> _DATA SECTION_:
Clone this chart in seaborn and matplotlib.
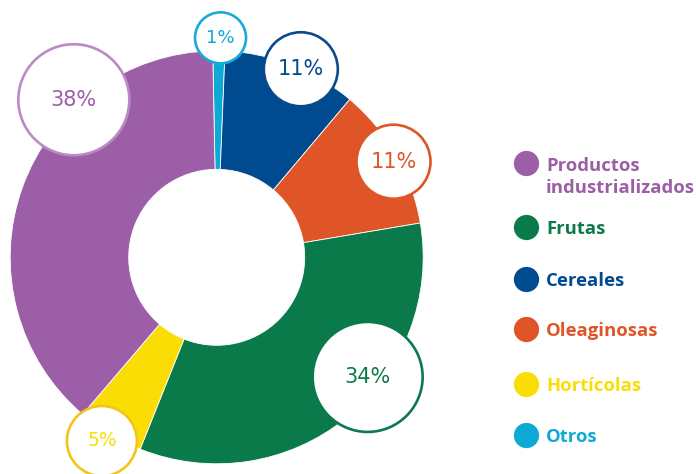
import numpy as np
import matplotlib
matplotlib.use("Agg")
from matplotlib import pyplot as plt
from matplotlib.patches import Circle
import seaborn as sns

# data (clockwise from top), shares
categories = ['Otros', 'Cereales', 'Oleaginosas', 'Frutas', 'Hortícolas', 'Productos\nindustrializados']
shares = [0.95, 10.5, 11.2, 33.7, 5.2, 38.45]
labels = ['1%', '11%', '11%', '34%', '5%', '38%']
colors = ['#0EAAD6', '#004A8F', '#E05527', '#0B7A4B', '#F9DD05', '#9B5EA7']
edge_colors = ['#1AAAD8', '#0A4A8C', '#E05527', '#0B7A4B', '#F2C518', '#B98BC4']

legend_order = ['Productos\nindustrializados', 'Frutas', 'Cereales', 'Oleaginosas', 'Hortícolas', 'Otros']

# label bubble layout: angle (deg), distance from centre, bubble radius (px)
bubble_angle = [89, 65.9, 28.4, -38.4, -122, 132.2]
bubble_dist = [219.5, 206, 201, 192.6, 216.6, 212.7]
bubble_r = [25.5, 37, 37, 55, 35, 55.5]
bubble_fs = [13, 15, 15, 15, 13.5, 15]

sns.set_style("white")
plt.rcParams['font.family'] = ['DejaVu Sans']

fig = plt.figure(figsize=(6.96, 4.74), dpi=100)
ax = fig.add_axes([0, 0, 1, 1])

cx, cy = 216.7, 474 - 257.3
R, hole = 206.5, 88
ax.pie(shares, colors=colors, startangle=91.1, counterclock=False,
       center=(cx, cy), radius=R,
       wedgeprops=dict(width=R - hole, edgecolor='white', linewidth=0.6))

for i, lab in enumerate(labels):
    a = np.deg2rad(bubble_angle[i])
    x = cx + bubble_dist[i] * np.cos(a)
    y = cy + bubble_dist[i] * np.sin(a)
    ax.add_patch(Circle((x, y), bubble_r[i], facecolor='white',
                        edgecolor=edge_colors[i], linewidth=1.9, zorder=5))
    ax.text(x, y, lab, ha='center', va='center', color=colors[i],
            fontsize=bubble_fs[i], zorder=6)

# legend drawn by hand; baseline of a multi-line text is its last line
leg_fs, leg_ls = 13.3, 1.25
line_px = leg_fs * leg_ls * 100 / 72
leg_y = [163, 227, 279, 329, 384, 435]
for name, yy in zip(legend_order, leg_y):
    c = colors[categories.index(name)]
    extra = name.count('\n') * line_px
    ax.scatter([526], [474 - yy], s=330, color=c, zorder=5, linewidths=0)
    ax.text(546, 474 - yy - 6.8 - extra, name, ha='left', va='baseline', color=c,
            fontsize=leg_fs, fontweight='bold', family='Open Sans', linespacing=leg_ls)

ax.set_xlim(0, 696)
ax.set_ylim(0, 474)
ax.set_aspect('equal')
ax.axis('off')

fig.savefig('out.png', dpi=100)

> _YOUR OBJECTIVE_: Repeat the material above in full and exactly, omitting the pictures.

> _RESULT OF THIS EXERCISE_:
Clone this chart in seaborn and matplotlib.
import numpy as np
import matplotlib
matplotlib.use("Agg")
from matplotlib import pyplot as plt
from matplotlib.patches import Circle
import seaborn as sns

# data (clockwise from top), shares
categories = ['Otros', 'Cereales', 'Oleaginosas', 'Frutas', 'Hortícolas', 'Productos\nindustrializados']
shares = [0.95, 10.5, 11.2, 33.7, 5.2, 38.45]
labels = ['1%', '11%', '11%', '34%', '5%', '38%']
colors = ['#0EAAD6', '#004A8F', '#E05527', '#0B7A4B', '#F9DD05', '#9B5EA7']
edge_colors = ['#1AAAD8', '#0A4A8C', '#E05527', '#0B7A4B', '#F2C518', '#B98BC4']

legend_order = ['Productos\nindustrializados', 'Frutas', 'Cereales', 'Oleaginosas', 'Hortícolas', 'Otros']

# label bubble layout: angle (deg), distance from centre, bubble radius (px)
bubble_angle = [89, 65.9, 28.4, -38.4, -122, 132.2]
bubble_dist = [219.5, 206, 201, 192.6, 216.6, 212.7]
bubble_r = [25.5, 37, 37, 55, 35, 55.5]
bubble_fs = [13, 15, 15, 15, 13.5, 15]

sns.set_style("white")
plt.rcParams['font.family'] = ['DejaVu Sans']

fig = plt.figure(figsize=(6.96, 4.74), dpi=100)
ax = fig.add_axes([0, 0, 1, 1])

cx, cy = 216.7, 474 - 257.3
R, hole = 206.5, 88
ax.pie(shares, colors=colors, startangle=91.1, counterclock=False,
       center=(cx, cy), radius=R,
       wedgeprops=dict(width=R - hole, edgecolor='white', linewidth=0.6))

for i, lab in enumerate(labels):
    a = np.deg2rad(bubble_angle[i])
    x = cx + bubble_dist[i] * np.cos(a)
    y = cy + bubble_dist[i] * np.sin(a)
    ax.add_patch(Circle((x, y), bubble_r[i], facecolor='white',
                        edgecolor=edge_colors[i], linewidth=1.9, zorder=5))
    ax.text(x, y, lab, ha='center', va='center', color=colors[i],
            fontsize=bubble_fs[i], zorder=6)

# legend drawn by hand; baseline of a multi-line text is its last line
leg_fs, leg_ls = 13.3, 1.25
line_px = leg_fs * leg_ls * 100 / 72
leg_y = [163, 227, 279, 329, 384, 435]
for name, yy in zip(legend_order, leg_y):
    c = colors[categories.index(name)]
    extra = name.count('\n') * line_px
    ax.scatter([526], [474 - yy], s=330, color=c, zorder=5, linewidths=0)
    ax.text(546, 474 - yy - 6.8 - extra, name, ha='left', va='baseline', color=c,
            fontsize=leg_fs, fontweight='bold', family='Open Sans', linespacing=leg_ls)

ax.set_xlim(0, 696)
ax.set_ylim(0, 474)
ax.set_aspect('equal')
ax.axis('off')

fig.savefig('out.png', dpi=100)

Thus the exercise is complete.